LAWS(PVC)-1932-1-68

PARSHOTTAM DAHYABHAI DAVE Vs. DESAIBHAI CHINTHABHAI PATEL

Decided On January 28, 1932
PARSHOTTAM DAHYABHAI DAVE Appellant
V/S
DESAIBHAI CHINTHABHAI PATEL Respondents

JUDGEMENT

(1.) The plaintiffs sued to recover possession of the plaint property, alleging that it belonged to one Motilal Harjivan, their uncle, who made a will in their favour on 7 July 1910; that Motilal thereafter became a sanyasi on 13 July 1910 and therefore his civil death took place on that date, and they became entitled to the property under the will, that Motilal had no right left in the property, but he sold it to the defendant on 21 September 1910, that the deed is void and the defendant had no right under it; and hence they claim possession of the property. The first Court, the Subordinate Judge of Borsad, dismissed the suit, and on appeal the First Class Subordinate Judge with A.P. at Nadiad dismissed the appeal, although his reasons were slightly different from those of the Subordinate Judge. There is no dispute as to the actual facts, which are that Motilal made a will on 7 July 1910, that a few days after that he became a sanyasi, that however he sold the property in dispute to the defendant for Rs. 1,200 on 21 September 1910, the amount being required for payment of a debt due by Motilal to his brother Dahyabhai, the father of the plaintiff, and Dahyabhai joined in executing the deed. Subsequently Motilal died. The learned counsel for the appellant has quoted various texts of Manu and the Mitakshara to show that when a man has gone through the necessary ceremonies by which he becomes a sanyasi, he renounces all interest in worldly affairs, and the Court must conclude that his civil death has taken place, and that his property vests in his heirs from the date of his renunciation of the world. In order however that this should happen, it must be proved that he has as a matter of fact renounced the world, and the circumstances of the present case will show that Motilal did not do so. The only observations necessary to quote are from Mayne's Hindu Law, Edn. 9, p. 867, Section 590 and p. 883, Section 603. After referring to the various persons who are excluded from inheritance as having abandoned all interest in worldly affairs, the learned author says that in order to bring a person under these circumstances it is necessary to show absolute abandonment by him of all secular property and a complete and final withdrawal from earthly affairs.

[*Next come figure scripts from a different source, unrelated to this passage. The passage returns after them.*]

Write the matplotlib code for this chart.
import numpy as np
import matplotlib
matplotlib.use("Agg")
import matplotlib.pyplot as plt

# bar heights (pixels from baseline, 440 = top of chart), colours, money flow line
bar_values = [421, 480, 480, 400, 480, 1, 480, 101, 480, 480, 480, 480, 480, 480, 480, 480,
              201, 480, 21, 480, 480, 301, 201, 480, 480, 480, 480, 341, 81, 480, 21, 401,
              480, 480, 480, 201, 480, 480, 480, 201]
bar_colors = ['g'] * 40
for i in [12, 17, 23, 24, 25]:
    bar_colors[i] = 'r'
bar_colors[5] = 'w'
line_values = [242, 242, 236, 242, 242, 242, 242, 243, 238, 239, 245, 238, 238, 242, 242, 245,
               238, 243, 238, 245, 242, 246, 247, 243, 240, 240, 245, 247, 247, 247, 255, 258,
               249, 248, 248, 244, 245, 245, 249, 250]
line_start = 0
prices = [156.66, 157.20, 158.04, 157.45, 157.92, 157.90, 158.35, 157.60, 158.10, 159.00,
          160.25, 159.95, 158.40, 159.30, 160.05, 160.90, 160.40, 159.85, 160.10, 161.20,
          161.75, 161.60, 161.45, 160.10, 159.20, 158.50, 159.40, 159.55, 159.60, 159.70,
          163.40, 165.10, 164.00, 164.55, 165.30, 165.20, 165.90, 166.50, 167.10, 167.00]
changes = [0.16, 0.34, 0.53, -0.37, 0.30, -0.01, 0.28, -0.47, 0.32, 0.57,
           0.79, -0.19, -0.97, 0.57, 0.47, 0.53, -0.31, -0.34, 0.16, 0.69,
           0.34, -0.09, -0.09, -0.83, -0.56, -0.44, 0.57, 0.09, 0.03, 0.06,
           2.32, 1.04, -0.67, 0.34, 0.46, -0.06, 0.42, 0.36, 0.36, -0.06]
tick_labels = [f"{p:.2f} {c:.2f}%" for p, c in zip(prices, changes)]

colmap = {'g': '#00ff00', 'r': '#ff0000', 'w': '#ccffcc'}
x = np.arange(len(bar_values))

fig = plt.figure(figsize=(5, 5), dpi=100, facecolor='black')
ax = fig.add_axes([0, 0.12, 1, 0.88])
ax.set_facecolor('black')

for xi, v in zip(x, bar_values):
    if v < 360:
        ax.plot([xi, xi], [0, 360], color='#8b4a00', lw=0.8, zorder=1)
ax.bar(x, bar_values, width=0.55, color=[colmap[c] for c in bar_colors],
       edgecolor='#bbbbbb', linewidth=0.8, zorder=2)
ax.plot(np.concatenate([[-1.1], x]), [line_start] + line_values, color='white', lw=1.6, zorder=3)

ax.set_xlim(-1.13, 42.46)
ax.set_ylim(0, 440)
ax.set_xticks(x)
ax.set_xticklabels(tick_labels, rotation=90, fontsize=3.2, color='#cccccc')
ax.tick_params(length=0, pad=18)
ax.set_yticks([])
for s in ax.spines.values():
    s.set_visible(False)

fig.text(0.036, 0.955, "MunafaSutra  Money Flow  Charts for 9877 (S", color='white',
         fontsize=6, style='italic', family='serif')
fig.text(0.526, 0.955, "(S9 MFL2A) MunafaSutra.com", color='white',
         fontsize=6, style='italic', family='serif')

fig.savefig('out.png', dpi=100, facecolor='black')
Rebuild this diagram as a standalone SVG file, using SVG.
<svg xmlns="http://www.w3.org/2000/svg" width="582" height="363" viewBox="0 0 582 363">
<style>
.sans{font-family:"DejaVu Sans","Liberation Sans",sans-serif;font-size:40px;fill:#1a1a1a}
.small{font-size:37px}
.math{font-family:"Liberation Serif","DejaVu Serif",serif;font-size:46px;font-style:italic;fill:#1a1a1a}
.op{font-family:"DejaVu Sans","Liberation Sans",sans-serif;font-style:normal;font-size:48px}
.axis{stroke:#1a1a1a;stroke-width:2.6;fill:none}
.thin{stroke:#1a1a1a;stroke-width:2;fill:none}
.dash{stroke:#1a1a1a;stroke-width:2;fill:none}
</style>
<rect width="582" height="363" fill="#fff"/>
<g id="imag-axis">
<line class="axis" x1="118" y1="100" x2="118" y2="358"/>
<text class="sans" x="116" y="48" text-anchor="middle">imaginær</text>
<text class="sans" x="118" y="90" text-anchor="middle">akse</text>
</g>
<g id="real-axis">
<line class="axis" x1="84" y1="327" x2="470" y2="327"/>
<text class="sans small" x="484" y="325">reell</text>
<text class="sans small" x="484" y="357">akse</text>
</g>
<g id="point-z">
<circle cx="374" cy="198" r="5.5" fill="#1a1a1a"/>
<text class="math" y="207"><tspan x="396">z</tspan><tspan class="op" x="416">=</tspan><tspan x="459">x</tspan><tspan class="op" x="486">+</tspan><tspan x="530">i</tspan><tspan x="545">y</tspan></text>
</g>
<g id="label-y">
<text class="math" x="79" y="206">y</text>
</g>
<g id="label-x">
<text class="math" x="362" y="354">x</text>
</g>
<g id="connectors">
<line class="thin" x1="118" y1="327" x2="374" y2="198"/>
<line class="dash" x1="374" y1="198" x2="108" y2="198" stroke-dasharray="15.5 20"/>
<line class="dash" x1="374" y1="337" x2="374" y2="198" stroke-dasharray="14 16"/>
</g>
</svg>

(2.) The will which Motilal made expressly states that it is to take effect from the date of his death and not from the date of his becoming a sanyasi, and that during his lifetime he will retain control of his property. As the learned Judge of the lower appellate Court has pointed out, the very terms of this will, which was made before he became a sanyasi show that there was no complete and final renunciation such as the law requires, inasmuch as he retained control over his properties. The conduct of Motilal also shows he did not regard himself as having lost his interest in the property, because after going through these ceremonies he sold this property by a deed dated 21 September 1910, to the present defendant. He subsequently presented the document for registration. Not only that, but when his brother Ambalal on the assumption that Motilal's interest in the property had ceased, sold the same property to one Fulabhai who brought a suit in which Motilal was imp-pleaded as a defendant along with Ambalal and others including the present plaintiff and the present defendant, Motilal put in a written statement and Stated that the property had been sold by him to the present defendant to discharge a debt due to Dahyabhai, and it was on that that Ambalal and Fulabhai came to a compromise, by which the purchase money was returned to Fulabhai. It is quite clear therefore in the present case, that whatever ceremonies Motilal may have gone through, he neither intended to divest himself of his property, nor did he as a matter of fact do so. But he continued to retain an interest in it after his alleged civil death, and he actually entered into various transactions in connexion with it as if he was still in the secular world.

(3.) Apart from this, in the will itself the executors were enjoined to pay off this debt due to Dahyabhai, which as a matter of fact Motilal did himself by the sale to the defendant during his lifetime. In these circumstances, the view taken by the learned Judge of the lower appellate Court must be upheld. It is not proved that Motilal relinquished all interest in worldly affairs whatever the ceremonies he may have gone through, and the conditions mentioned in the paragraphs in Mayne quoted above are not fulfilled. Even in the case on which the learned counsel for the appellant has relied, Kondal Row V/s. Swamulavaru [1917] 40 I.C. 535, the head-note begins: The essential feature of an orthodox sanyasam is the actual relinquishment of all property and an actual abandonment of all worldly concerns, down to even a desire for them.